Tuesday, September 21, 2010
Nunavik: le nombre d'enfants en détresse reste élevé
Entre 2006 et 2009, les signalements d'enfants en danger ont carrément explosé. Le nombre de cas a augmenté de 110% dans les villages de la baie d'Hudson, et de 57% du côté de la baie d'Ungava.

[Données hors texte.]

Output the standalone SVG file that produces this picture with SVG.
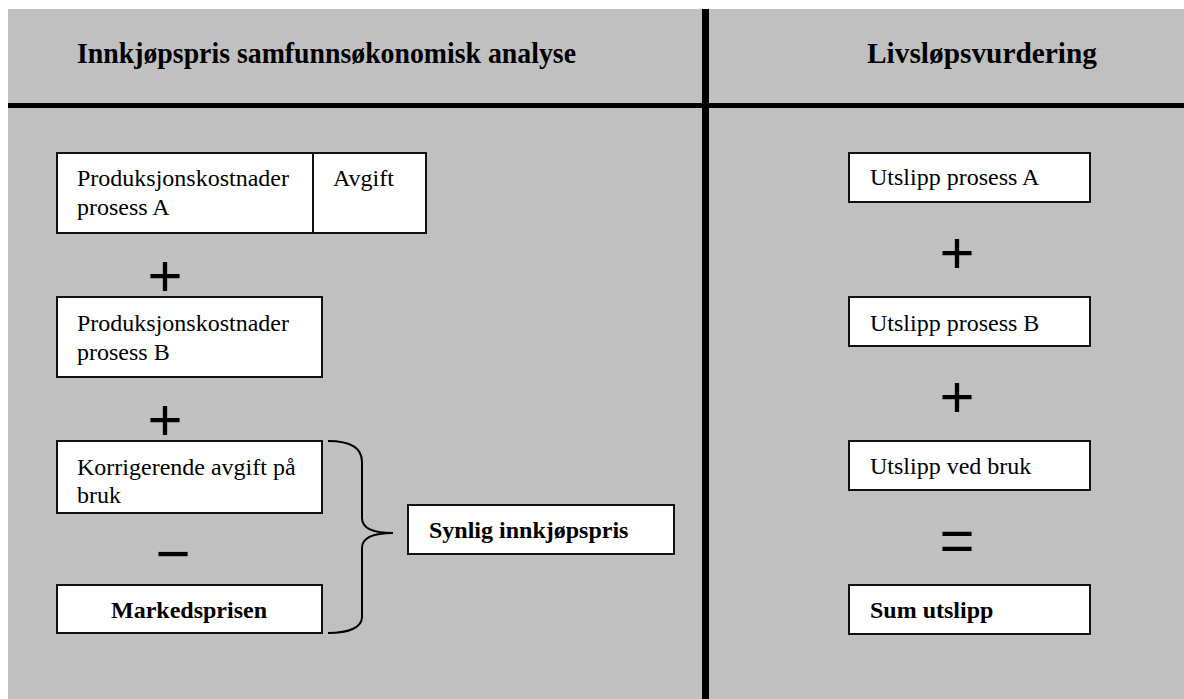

Photo: Agnès Gruda, La Presse
Les services pour les enfants en difficulté s'améliorent à pas de tortue dans le Grand Nord québécois. Mais les progrès restent extrêmement précaires, et les statistiques sur la réalité des jeunes Inuits donnent froid dans le dos.
Agnès Gruda
La Presse
Trois ans après avoir publié un rapport accablant sur la situation des enfants du Nunavik, la Commission des droits de la personne et de la jeunesse a dressé, hier, le bilan du chemin parcouru.
Ce qui en ressort, en gros, c'est que si les services sociaux sont mieux organisés, la proportion d'enfants en détresse reste ahurissante. Ainsi, 30% des jeunes Inuits de moins de 18 ans font l'objet d'un signalement à la Direction de protection de la jeunesse. C'est six fois plus que dans le reste du Québec.

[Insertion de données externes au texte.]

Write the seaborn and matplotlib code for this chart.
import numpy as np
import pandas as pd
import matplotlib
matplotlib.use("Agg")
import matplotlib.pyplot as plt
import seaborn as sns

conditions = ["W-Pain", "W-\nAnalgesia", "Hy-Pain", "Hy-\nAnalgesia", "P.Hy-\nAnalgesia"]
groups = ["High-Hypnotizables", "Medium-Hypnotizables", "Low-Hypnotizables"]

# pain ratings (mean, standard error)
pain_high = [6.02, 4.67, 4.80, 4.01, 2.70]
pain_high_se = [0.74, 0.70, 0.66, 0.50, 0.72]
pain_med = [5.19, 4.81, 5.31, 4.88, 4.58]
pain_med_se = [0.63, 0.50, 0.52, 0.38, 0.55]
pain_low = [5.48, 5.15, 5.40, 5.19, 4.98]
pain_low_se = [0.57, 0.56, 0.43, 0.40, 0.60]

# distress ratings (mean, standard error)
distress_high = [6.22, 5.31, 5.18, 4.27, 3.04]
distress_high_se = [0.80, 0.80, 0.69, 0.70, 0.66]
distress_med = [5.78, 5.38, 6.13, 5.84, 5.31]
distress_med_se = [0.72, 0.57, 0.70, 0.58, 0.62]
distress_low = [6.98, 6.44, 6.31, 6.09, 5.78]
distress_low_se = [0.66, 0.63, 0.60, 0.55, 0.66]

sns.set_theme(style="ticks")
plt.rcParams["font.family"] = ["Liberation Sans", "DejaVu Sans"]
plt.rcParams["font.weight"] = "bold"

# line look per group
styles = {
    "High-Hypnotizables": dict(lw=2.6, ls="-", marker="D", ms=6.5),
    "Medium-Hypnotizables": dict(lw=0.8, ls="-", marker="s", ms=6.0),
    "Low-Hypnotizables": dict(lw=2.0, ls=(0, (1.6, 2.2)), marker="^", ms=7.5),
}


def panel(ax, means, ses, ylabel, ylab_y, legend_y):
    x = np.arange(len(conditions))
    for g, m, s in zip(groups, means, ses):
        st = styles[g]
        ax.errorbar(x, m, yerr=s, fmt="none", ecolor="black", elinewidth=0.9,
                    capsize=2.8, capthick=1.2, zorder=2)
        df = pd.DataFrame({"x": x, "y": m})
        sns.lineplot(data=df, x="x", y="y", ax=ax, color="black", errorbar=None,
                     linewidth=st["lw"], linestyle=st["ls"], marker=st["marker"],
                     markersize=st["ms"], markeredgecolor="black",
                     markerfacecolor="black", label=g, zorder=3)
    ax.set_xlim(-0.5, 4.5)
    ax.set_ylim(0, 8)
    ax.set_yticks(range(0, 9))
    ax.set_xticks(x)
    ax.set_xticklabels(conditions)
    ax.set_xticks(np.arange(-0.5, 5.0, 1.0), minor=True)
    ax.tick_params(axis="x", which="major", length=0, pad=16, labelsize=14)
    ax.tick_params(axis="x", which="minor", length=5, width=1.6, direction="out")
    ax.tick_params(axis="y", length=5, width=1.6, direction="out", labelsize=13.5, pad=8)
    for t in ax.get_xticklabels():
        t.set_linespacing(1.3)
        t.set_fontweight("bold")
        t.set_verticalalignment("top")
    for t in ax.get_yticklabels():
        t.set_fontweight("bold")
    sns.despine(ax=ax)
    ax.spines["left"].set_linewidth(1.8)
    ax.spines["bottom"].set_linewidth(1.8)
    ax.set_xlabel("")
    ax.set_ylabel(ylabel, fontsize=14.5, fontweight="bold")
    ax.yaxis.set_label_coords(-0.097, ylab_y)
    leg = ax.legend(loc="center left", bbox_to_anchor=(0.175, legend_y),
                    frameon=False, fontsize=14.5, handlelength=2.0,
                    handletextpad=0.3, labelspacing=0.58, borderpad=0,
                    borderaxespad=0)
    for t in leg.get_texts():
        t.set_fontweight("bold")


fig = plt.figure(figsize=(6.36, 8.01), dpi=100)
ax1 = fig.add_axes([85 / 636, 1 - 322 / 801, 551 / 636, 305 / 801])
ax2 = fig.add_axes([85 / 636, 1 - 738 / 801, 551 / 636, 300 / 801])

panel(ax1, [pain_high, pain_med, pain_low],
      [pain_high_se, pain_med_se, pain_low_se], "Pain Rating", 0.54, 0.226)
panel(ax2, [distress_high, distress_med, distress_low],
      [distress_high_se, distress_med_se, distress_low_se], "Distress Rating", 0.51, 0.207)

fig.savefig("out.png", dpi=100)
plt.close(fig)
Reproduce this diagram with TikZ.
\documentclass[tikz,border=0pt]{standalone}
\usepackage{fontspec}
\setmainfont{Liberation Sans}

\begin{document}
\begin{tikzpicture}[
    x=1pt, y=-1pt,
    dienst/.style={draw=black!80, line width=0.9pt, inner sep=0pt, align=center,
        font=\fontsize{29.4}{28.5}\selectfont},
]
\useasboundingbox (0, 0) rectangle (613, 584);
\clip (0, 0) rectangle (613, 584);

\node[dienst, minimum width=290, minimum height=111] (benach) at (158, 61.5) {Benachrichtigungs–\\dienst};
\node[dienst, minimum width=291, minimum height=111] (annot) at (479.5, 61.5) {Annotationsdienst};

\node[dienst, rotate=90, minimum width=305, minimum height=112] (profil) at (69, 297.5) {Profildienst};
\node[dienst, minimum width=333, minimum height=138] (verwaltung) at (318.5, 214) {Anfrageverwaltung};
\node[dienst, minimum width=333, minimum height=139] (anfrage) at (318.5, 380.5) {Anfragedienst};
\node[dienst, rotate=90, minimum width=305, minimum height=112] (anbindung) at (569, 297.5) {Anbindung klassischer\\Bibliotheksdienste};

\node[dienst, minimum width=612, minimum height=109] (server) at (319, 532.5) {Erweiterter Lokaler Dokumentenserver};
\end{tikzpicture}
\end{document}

Cette année, la DPJ a retenu 1341 signalements, ce qui représente plus de 23% de tous les enfants et adolescents du Grand Nord québécois. En d'autres mots, près d'un jeune Inuit sur quatre vit une situation de détresse suffisamment aiguë pour avoir besoin de protection.
Entre 2006 et 2009, les signalements d'enfants en danger ont carrément explosé. Le nombre de cas a augmenté de 110% dans les villages de la baie d'Hudson, et de 57% du côté de la baie d'Ungava.
Cette tendance ne constitue pas nécessairement une mauvaise nouvelle. Elle signifie que la Loi sur la protection de la jeunesse est maintenant appliquée au Nunavik, ce qui n'était pas le cas il y a trois ans, fait valoir la vice-présidente de la Commission, Sylvie Godin.
N'empêche: dans son rapport, la Commission écrit: «La situation des enfants du Nunavik demeure encore aujourd'hui très alarmante, car la détresse sociale semble s'intensifier.» Et dans certains villages du Grand Nord, le tissu social s'est carrément dégradé depuis trois ans.
«Notre bilan peut paraître timide», reconnaît Sylvie Godin, qui souligne toutefois que le Nunavik part de loin. Et qu'il n'était pas évident d'implanter un modèle d'intervention étranger à la culture inuit.
Déception
«Je suis très déçu de constater que la situation ne s'est pas améliorée autant que nous l'aurions souhaité», dit Pita Ataami, président de la Société Makivik, responsable du développement du Nunavik. Selon lui, un grand pas a cependant été franchi dans les dernières années: les mauvais traitements dont souffrent les enfants du Nunavik ne constituent plus un tabou. «Les gens commencent à en parler, nous reconnaissons maintenant que nous avons un problème, que certains parents négligent leurs enfants», dit-il.
Dans son bilan, la Commission des droits de la personne et des droits de la jeunesse revient sur les 21 recommandations qu'elle a formulées il y a trois ans. Plusieurs d'entre elles ont été suivies, du moins en partie. Mais sur certains points, rien n'a bougé.
Ainsi, les problèmes de recrutement restent aigus dans le Grand Nord. Un intense rattrapage a permis de pourvoir tous les postes à la DPJ du côté de la baie d'Ungava. Ce n'est pas le cas du côté de la baie d'Hudson, où le tiers des postes n'étaient pas comblés. Cela force les employés à faire de nombreuses heures supplémentaires, ce qui contribue au surmenage et à l'incessant roulement du personnel.
Le rapport reproche au gouvernement du Québec de ne pas avoir amélioré les conditions de travail des employés qui font le choix de travailler dans le Grand Nord. Mais depuis la rédaction du rapport, Québec a annoncé un investissement supplémentaire de 280 millions de dollars qui devrait améliorer le taux de rétention du personnel au Nunavik, se réjouit Sylvie Godin.
En revanche, la situation des familles d'accueil est toujours extrêmement instable. Les adoptions traditionnelles ne sont toujours pas évaluées mais, surtout, la pénurie de logements exacerbe tous les autres problèmes sociaux. Or, sur ce point, rien n'a bougé, déplore Mme Godin, selon qui la situation du Grand Nord exige que l'on reste «en mode urgence.»
Avec ce bilan, la Commission termine son intervention au Nunavik - même si elle se réserve le droit de se pencher ponctuellement sur les problèmes du Grand Nord. «Nous sommes prêts à prendre nos responsabilités», assure Pita Ataami.